- Om Puri and Julie Walters as Akash Gupta and Angela Maurer
- Genre: Crime drama
- Written by: Abi Morgan
- Directed by: Beeban Kidron
- Starring: Julie Walters Roland Manookian Nicola Reynolds Paul Higgins Jason Done Robert Glenister David Morrissey Imelda Staunton Aaron McCusker
- Composer: Nina Humphreys
- Country of origin: United Kingdom
- Original language: English
- No. of series: 1
- No. of episodes: 4

Production
- Executive producer: Greg Brenman
- Producer: Rebecca De Souza
- Cinematography: Ian Wilson
- Editor: Paul Tothill
- Running time: 50 minutes
- Production company: Tiger Aspect Productions

Original release
- Network: BBC Two
- Release: 29 May – 19 June 2002

= Murder (2002 TV series) =

Murder is a British television crime drama series, first broadcast between 29 May and 19 June 2002, that ran for a total of four episodes on BBC Two. The series starred Julie Walters as Angela Maurer, a mother who seeks help from a local journalist after her son, Christopher, is killed the day after his 21st birthday. Each episode focuses on a different character who is somehow linked to the story through Angela, including the journalist, a shopkeeper, a police detective and a witness to the crime itself. The serial was written by playwright Abi Morgan, and directed by Beeban Kidron.

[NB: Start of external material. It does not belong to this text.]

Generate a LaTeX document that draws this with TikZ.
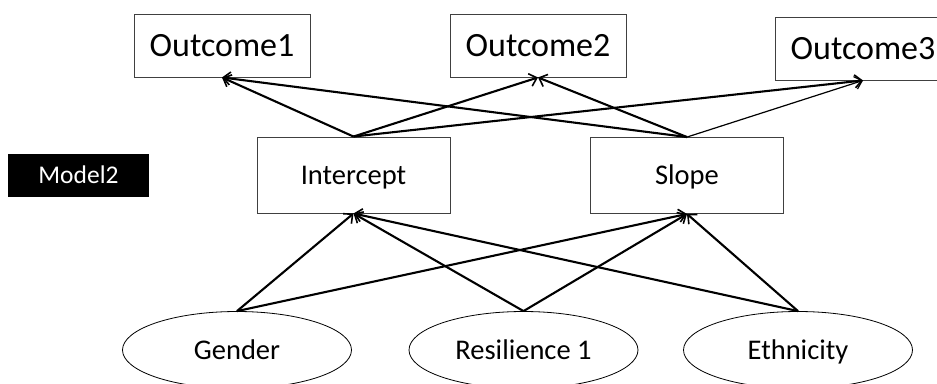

Producer Rebecca de Souza said of the series: "Unless we've had a personal experience of murder we think we understand it because we've all seen investigations on TV or read about them in the newspapers. They are generally presented in a particular way. The focus tends to be on the victim and the police investigation. We wanted to explore the idea that, alongside the immediate family, many people are affected by murder – some in surprising ways." Writer Abi Morgan said of her inspirations for the series. "Their stories were so incredible, there was a strong sense that they had been touched by madness. I wanted to capture the intensity of what they were living through as well as the odd normality of it. Their experiences had a surreal sense about them, but at the same time they had to carry on with their lives. What keeps Angela going is her drive to find out who did it, but, once the investigation is over, there really is nowhere else to go. You just have to live with it."

Walters was awarded a BAFTA television award in 2003 for Best Actress for her role as Angela Maurer. The series averaged around 3 million viewers, with the first episode notably beating ER in the ratings. Notably, the series has never been released on VHS or DVD.

==Cast==
- Julie Walters as Angela Maurer
- Roland Manookian as Ryan McGuinness
- Nicola Reynolds as Roz Finch
- Paul Higgins as Lee Finch
- Jason Done as Christopher Maurer
- Robert Glenister as Robert Weldon
- David Morrissey as Dave Dewston
- Imelda Staunton as DCI Billie Dory
- Aaron McCusker as DS T.J. Holland
- Elizabeth Rider as DS Wentworth
- Om Puri as Akash Gupta
- Ron Cook as Gareth McGuinness

==Episodes==

| No. | Title | Directed by | Written by | British air date | UK viewers (million) |
| 1 | "The Journalist" | Beeban Kidron | Abi Morgan | 29 May 2002 | 3.85 |
When a young man is brutally murdered on his way to work, the day after his 21st birthday, his adoring mother's life is shattered. A self-interested journalist who only cares about getting a front-page story tries to take advantage of the situation.
| 2 | "The Newsagent" | Beeban Kidron | Abi Morgan | 5 June 2002 | 2.88 |
Angela expresses her complete dissatisfaction with the way the police are handling the case, and turns to her local newsagent for help.
| 3 | "The Detective" | Beeban Kidron | Abi Morgan | 12 June 2002 | 2.92 |
Detective Billie Dory is challenged by an angry Angela over the lack of progress in the case. Meanwhile, officers arrest Chris' friend Ryan McGuinness, after they learn Chris may have spent the night with Ryan's girlfriend. However, they soon discover Chris also had a testy relationship with his brother-in-law.
| 4 | "The Witness" | Beeban Kidron | Abi Morgan | 19 June 2002 | 2.37 |
Good Samaritan Robert, who found Chris bloodied and beaten on the sidewalk, agrees to participate in a reconstruction. But soon, the pressure of the situation threatens to traumatise him. But will it help solve the crime?